Outspoken Ryanair CEO Michael Leary has been at it again – relentlessly rubbing establishment noses just where they don’t want to be.
This time it is over Portugal’s high airport charges – which he claims will force tourism to neighbouring Spain – and calculated delays over the opening of a new airport terminal to service Lisbon in Montijo.
According to O’Leary, ANA airports authority is not only charging airlines too much to land on Portuguese territory, it is gaining with the sloth over expansion to Montijo.
The longer it takes to open the ‘new airport’, the more ANA can go on upping its charges, he told a press conference in Lisbon yesterday (Wednesday) – stressing that when Montijo is finally opened to low-cost airlines, it should not be handed to ANA.
“Competition between Montijo and Portela (now renamed Humberto Delgado) would be good for the consumer”, he said.
Portugal may be “champions in football” and now “champions at singing in Eurovision”, he quipped, “but they are going to lose traffic and tourism to Spain… and Portugal hates losing to Spain”.
Whether O’Leary’s predictions will come through remains to be seen. He certainly sees himself as a prophet – though this perhaps should be put into context.
“People either see me as Jesus, Superman or an odious little sh*t”, he told journalists in 2013.
“I think I’m Jesus.
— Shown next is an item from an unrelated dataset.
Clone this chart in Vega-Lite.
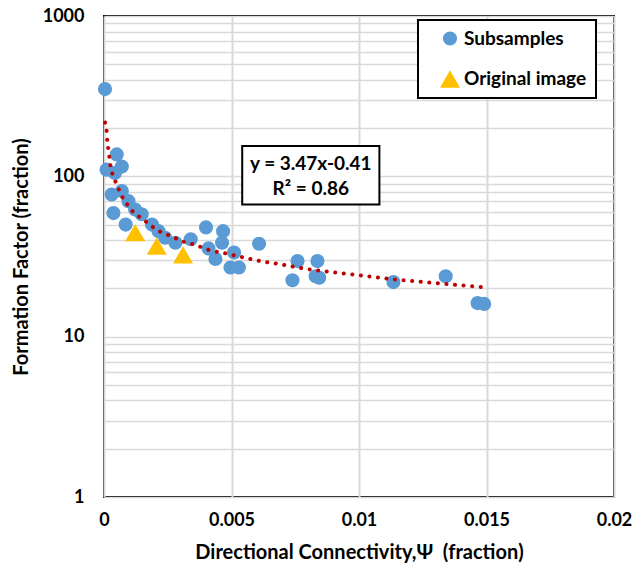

A prophet in his own time”.
Accompanied yesterday by Ryanair’s chief commercial officer David O’Brien, O’Leary was back in Portugal’s capital to “reinforce the message given at the end of February that Montijo could be opened much earlier than 2021”, the date given so far, says travel website Presstur.
“The government has the authority to say it wants Montijo opened in 2019”, Ryanair’s ‘messiah’ told his audience – stressing “not 2020, nor 2021. We need it opened earlier because otherwise Portugal and Lisbon will lose growth, which will go to the Spanish airports like Malaga or Valencia, which are lowering their prices”.
Everything needed to open the new terminal is already in place, O’Leary stressed, returning to the mantra that ANA airports authority is simply stalling for monetary gain.
At the same press conference, the Ryanair CEO added that negotiations are back on track with TAP over the possibility of a ‘commercial partnership’ in transatlantic flights.
Presstur did add in its report that an official source for TAP denied all knowledge of this.